TASK:
From the first line of the listing below, retype each line up to and including the one with "from matplotlib.transforms import"; pictures stay out.

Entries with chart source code

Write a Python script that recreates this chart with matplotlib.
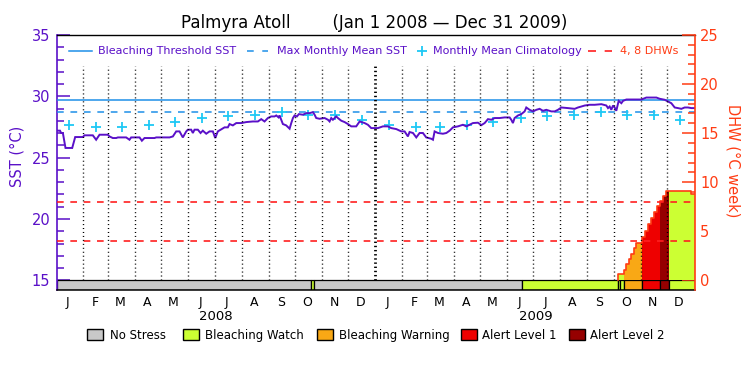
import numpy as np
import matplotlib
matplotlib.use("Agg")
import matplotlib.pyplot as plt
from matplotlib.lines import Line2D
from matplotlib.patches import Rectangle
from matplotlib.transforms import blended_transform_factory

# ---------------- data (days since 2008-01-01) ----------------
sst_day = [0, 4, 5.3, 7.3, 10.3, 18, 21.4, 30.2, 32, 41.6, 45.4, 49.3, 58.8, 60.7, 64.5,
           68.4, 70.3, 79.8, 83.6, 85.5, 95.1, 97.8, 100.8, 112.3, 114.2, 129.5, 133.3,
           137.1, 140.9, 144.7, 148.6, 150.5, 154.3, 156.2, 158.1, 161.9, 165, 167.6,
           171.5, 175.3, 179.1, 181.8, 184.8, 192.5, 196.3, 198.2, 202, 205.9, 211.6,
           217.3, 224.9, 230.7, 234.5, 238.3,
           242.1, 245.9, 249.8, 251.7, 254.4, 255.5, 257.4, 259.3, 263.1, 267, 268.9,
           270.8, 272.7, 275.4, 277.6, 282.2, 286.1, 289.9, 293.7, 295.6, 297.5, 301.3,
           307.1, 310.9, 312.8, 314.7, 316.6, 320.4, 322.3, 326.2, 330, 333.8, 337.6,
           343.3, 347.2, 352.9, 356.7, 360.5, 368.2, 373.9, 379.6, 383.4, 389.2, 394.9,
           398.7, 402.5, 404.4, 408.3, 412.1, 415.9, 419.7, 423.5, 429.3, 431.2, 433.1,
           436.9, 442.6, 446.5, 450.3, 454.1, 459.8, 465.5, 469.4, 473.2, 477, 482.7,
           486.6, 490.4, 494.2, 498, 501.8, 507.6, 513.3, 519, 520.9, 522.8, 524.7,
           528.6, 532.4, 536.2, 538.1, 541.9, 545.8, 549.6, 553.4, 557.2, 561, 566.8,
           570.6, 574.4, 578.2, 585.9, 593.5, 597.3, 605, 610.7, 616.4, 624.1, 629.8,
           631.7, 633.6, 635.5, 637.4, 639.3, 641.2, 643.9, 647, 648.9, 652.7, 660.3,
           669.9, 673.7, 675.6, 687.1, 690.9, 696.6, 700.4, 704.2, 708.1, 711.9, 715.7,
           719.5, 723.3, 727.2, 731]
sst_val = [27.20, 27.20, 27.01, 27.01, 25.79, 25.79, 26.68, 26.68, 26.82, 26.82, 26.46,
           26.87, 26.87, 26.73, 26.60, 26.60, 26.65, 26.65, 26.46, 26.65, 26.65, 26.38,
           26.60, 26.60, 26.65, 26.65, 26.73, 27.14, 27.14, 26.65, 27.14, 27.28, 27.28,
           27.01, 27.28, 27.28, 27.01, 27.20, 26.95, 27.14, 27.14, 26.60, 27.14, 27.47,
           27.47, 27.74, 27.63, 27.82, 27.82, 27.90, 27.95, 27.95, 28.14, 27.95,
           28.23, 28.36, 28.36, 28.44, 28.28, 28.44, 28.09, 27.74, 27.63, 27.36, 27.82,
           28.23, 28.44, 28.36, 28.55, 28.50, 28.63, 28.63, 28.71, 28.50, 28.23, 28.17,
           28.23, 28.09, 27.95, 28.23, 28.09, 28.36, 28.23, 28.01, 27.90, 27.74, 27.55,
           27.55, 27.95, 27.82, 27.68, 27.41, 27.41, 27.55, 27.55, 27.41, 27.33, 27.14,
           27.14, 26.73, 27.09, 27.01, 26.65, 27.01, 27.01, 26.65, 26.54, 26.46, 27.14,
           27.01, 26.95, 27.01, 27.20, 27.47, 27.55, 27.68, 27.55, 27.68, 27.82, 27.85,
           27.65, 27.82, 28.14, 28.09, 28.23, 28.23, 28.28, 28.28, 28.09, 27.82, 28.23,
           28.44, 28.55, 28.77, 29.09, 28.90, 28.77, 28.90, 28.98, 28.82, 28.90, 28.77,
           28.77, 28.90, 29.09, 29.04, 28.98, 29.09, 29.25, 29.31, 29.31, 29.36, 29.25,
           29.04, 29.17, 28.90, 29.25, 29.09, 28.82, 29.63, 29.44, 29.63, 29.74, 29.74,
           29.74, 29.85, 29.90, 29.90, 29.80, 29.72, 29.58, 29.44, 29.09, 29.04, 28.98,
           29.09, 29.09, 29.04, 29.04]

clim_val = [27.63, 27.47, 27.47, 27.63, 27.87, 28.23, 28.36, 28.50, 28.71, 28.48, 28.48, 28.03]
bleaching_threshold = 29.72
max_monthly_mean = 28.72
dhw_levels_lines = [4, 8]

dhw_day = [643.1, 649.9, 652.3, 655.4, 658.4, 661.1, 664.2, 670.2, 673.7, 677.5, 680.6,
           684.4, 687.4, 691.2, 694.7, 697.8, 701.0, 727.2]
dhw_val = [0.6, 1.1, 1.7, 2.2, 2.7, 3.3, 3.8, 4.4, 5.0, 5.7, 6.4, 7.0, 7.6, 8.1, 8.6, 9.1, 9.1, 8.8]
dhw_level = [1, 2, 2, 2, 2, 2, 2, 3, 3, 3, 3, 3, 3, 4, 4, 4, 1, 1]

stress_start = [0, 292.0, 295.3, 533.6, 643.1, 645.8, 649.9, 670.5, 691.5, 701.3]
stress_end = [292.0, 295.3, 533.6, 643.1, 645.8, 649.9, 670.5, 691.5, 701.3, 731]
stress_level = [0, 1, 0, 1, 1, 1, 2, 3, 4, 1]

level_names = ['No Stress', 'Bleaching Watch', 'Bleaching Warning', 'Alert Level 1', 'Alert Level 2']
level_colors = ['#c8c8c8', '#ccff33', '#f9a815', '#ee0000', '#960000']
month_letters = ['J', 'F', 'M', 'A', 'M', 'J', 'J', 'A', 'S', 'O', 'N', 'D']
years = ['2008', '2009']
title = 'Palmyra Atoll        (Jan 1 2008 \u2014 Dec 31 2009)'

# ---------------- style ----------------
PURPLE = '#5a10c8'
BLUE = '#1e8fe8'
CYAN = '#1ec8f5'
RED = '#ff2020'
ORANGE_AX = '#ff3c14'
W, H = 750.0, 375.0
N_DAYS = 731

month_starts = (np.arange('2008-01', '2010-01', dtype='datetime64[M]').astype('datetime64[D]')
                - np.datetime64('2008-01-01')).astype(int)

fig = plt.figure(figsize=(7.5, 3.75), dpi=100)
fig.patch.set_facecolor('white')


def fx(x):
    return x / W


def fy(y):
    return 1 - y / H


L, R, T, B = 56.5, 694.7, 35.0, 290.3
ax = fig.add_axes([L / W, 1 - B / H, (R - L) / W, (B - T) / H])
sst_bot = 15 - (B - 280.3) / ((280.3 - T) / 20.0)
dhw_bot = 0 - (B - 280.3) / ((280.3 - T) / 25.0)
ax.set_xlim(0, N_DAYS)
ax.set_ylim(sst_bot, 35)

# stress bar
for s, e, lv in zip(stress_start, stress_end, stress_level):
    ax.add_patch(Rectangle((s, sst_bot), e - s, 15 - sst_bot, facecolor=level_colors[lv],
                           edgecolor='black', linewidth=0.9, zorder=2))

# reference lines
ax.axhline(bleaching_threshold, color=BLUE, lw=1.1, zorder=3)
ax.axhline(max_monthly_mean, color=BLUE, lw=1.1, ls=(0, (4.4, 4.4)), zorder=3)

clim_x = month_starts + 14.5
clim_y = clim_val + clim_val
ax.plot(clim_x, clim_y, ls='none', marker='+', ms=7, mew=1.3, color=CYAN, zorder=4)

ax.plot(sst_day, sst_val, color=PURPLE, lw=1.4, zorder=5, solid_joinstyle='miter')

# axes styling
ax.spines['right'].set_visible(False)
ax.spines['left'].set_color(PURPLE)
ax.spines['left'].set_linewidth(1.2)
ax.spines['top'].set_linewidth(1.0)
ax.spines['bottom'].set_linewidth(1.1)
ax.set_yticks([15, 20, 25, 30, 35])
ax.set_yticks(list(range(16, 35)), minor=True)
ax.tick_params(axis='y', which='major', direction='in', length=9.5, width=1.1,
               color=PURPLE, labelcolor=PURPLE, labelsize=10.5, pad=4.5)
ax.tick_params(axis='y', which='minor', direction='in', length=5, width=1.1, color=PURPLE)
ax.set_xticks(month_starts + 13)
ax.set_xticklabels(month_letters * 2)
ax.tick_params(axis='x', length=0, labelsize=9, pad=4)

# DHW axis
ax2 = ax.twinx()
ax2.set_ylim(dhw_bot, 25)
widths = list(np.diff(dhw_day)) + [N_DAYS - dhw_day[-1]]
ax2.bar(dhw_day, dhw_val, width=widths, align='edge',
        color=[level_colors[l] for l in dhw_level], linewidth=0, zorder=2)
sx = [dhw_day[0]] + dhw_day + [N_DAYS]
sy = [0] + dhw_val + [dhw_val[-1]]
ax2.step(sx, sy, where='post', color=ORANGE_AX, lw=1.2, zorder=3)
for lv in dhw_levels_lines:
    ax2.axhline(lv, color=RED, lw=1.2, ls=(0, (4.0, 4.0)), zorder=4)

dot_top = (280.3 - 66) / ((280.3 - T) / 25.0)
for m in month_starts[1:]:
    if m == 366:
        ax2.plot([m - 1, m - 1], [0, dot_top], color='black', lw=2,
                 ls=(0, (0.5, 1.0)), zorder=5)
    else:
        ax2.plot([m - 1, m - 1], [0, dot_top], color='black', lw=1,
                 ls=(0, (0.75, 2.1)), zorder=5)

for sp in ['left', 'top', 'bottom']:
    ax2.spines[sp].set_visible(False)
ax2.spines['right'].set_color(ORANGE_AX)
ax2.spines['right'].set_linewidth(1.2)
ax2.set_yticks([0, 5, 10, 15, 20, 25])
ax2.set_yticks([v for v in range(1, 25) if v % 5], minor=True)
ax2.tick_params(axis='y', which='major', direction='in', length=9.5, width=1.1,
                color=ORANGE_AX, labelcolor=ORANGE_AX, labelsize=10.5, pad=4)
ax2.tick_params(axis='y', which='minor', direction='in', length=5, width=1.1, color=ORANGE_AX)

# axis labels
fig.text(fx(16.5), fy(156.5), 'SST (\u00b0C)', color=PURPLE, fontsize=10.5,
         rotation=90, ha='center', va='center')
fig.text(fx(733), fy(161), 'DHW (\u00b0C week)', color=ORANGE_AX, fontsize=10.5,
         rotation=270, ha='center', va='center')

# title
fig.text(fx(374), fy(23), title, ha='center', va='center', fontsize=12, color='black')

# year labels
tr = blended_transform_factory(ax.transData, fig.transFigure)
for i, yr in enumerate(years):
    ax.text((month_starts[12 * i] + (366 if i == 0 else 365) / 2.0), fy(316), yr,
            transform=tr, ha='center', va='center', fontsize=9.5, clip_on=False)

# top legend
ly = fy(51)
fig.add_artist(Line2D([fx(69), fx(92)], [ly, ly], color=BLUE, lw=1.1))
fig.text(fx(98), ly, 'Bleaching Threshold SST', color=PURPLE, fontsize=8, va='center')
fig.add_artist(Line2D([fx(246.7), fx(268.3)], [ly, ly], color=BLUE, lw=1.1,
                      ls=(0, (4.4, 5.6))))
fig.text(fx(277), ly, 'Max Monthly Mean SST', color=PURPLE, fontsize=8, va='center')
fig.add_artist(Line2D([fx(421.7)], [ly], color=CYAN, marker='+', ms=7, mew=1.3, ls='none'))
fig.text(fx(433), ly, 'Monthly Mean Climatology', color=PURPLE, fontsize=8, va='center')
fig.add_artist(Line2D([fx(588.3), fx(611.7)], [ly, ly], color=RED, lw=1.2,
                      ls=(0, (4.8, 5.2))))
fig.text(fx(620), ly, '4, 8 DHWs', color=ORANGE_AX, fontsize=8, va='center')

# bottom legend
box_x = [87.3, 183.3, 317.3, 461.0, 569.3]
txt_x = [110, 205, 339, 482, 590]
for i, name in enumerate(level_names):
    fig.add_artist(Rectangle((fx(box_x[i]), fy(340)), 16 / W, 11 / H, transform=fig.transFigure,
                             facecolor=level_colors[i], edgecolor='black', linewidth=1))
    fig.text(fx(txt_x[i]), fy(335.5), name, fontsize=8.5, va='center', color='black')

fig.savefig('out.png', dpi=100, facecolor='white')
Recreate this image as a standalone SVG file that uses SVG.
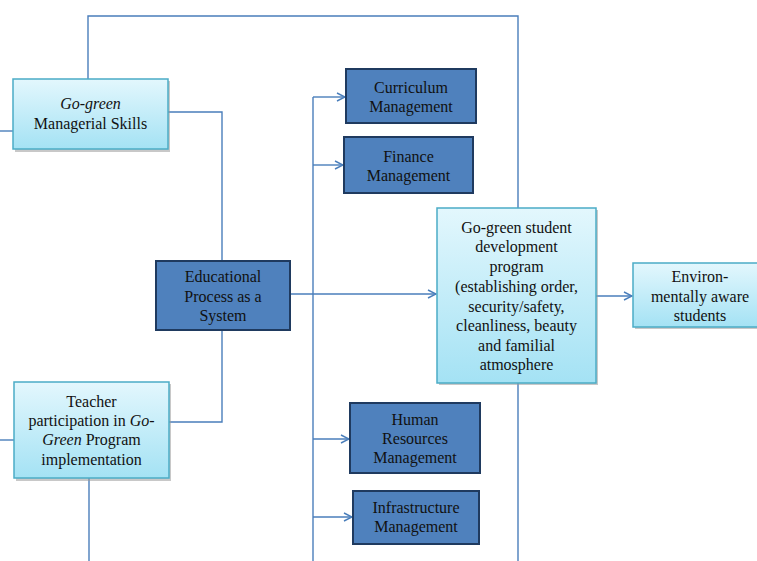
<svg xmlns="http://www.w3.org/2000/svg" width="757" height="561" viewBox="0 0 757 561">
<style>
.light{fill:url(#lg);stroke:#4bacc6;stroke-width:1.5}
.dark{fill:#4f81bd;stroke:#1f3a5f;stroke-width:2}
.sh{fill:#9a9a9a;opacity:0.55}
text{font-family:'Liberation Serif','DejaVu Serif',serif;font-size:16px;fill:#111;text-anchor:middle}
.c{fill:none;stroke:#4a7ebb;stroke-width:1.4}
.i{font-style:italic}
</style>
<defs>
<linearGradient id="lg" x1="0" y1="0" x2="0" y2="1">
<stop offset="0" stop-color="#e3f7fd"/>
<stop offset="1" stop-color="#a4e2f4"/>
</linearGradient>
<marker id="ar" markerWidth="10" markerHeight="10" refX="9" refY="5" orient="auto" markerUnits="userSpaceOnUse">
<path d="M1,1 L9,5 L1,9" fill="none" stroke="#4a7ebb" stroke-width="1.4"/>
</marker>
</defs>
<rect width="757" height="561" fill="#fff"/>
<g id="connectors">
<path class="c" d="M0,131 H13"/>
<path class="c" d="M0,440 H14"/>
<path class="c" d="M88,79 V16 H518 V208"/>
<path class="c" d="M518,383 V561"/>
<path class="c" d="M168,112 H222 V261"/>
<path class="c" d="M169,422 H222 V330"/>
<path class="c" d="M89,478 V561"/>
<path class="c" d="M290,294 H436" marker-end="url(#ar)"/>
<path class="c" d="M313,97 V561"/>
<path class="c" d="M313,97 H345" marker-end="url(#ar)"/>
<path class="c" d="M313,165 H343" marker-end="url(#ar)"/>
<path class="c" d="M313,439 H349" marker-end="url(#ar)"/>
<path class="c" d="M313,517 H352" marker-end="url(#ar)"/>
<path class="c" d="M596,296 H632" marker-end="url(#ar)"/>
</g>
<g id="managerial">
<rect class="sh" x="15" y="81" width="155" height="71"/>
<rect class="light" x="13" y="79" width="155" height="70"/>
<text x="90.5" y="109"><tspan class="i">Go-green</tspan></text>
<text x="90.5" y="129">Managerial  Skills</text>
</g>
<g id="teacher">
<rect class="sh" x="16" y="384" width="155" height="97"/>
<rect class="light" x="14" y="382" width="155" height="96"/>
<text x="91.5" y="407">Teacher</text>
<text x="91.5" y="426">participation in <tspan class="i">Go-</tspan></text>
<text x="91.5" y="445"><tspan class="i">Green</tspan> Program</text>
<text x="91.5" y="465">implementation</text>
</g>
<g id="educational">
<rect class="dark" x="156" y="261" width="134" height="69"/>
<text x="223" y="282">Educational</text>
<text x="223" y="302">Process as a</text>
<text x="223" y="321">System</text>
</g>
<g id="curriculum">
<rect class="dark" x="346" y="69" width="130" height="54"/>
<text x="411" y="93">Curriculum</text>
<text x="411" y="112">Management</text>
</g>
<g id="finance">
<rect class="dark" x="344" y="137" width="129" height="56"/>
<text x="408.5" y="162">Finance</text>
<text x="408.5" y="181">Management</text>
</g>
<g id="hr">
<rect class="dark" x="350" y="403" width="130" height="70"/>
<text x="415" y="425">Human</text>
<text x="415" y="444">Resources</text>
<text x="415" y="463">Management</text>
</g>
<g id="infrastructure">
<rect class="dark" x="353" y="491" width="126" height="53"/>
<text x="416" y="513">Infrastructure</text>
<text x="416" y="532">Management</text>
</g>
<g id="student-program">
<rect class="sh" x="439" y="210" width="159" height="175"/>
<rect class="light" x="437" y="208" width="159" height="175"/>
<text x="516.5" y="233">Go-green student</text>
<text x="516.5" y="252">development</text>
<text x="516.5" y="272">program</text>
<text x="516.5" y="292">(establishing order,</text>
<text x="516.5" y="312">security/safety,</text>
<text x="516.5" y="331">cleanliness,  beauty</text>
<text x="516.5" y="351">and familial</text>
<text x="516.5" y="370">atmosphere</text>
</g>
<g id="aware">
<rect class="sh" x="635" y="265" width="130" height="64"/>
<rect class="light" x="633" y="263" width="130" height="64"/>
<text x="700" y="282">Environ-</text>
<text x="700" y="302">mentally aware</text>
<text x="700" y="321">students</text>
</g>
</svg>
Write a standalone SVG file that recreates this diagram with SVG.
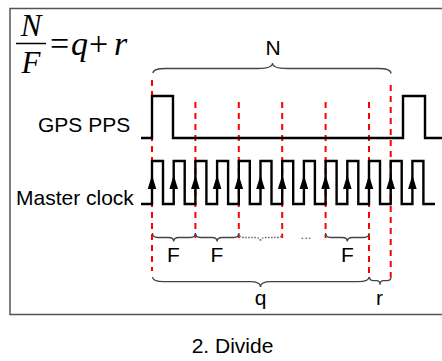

FINISHED TASK:
Write a Python script that recreates this chart with matplotlib.
import numpy as np
import matplotlib
matplotlib.use("Agg")
import matplotlib.pyplot as plt
from matplotlib.lines import Line2D
from matplotlib.patches import Rectangle
from matplotlib.transforms import blended_transform_factory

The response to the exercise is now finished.